Tam: Undertaking the continuous, and concentrated, engagement through photography and writing that A Visual Dialogue is predicated on presented a rare opportunity for direct reflection in another practice. It’s common to find artists that you love, images that you care about, but it's far less common to create in line with a creative practice that responds to your work and cares. Enriques’ generosity in language and analysis helped to elucidate corners of my practice that I have been struggling to verbalize, while trying to formulate a response – either through text or image – existed as a wonderful exercise in experimentation.
How did the visual dialogue affect your work?
Enrique: The outcome reveals more questions than conclusions. That enriches the dialogue because it has been a dynamic with anthropological, philosophical, sociological, and artistic flights. Generating an articulation between various components of the image to project our gazes based on our most honest influences.

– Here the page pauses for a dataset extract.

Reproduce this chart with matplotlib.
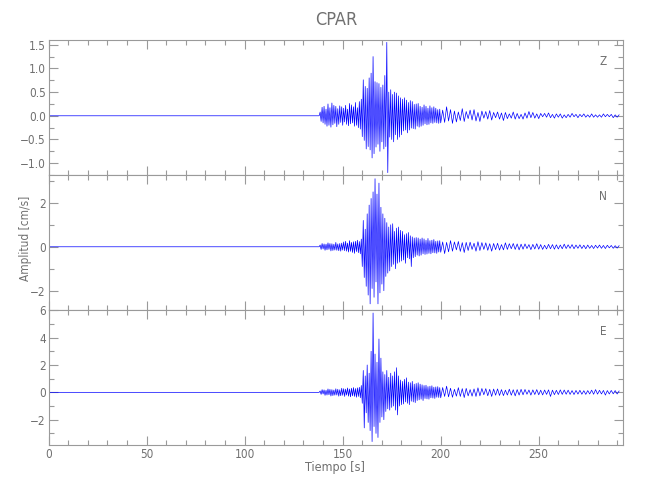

Tam: I’m really happy with how everything came together! It’s wonderful to get to meet an artist like Enrique who is dedicated to thinking deeply about image creation. Getting to ask questions, bounce ideas, and explore new ways of thinking through sight is something that I always treasure–but, finding an artist whose concerns relate so heavily to my own was a wonderful reminder of what makes being a part of an artistic community so rewarding. I think in a perfect world, this conversation could have had more time – or even could have occurred offline so that conversations could evolve more naturally than email allows. Even given the time constraints and parameters of this exercise – I was consistently excited to check my inbox and think through possible responses!
How will it affect the way you work, or think about making work in the future?
Enrique: It opens up a collaborative outlook, undoubtedly, an exchange of possibilities regarding representation and discourse. Additionally, I believe that dialogue through the visual realm heralds a new future in photographic practices; it's pleasing because they aren't meant to be completed or to deliver verdicts but to leave a gap open between the future and the present.
Tam: This exercise served as an important reminder for me of the importance of collaboration in art creation. As photographers, it is easy to fall into the trap of believing that our practice is predicated on the time that we spend alone–be it editing, developing, printing etc. when in reality, the core of photography is its relation to an external world–a world that invariably is shaped by the care (or lack thereof) of others. I hope to continue making images in a way that embraces collaboration–be it through shared sight, thinking, or dialogue.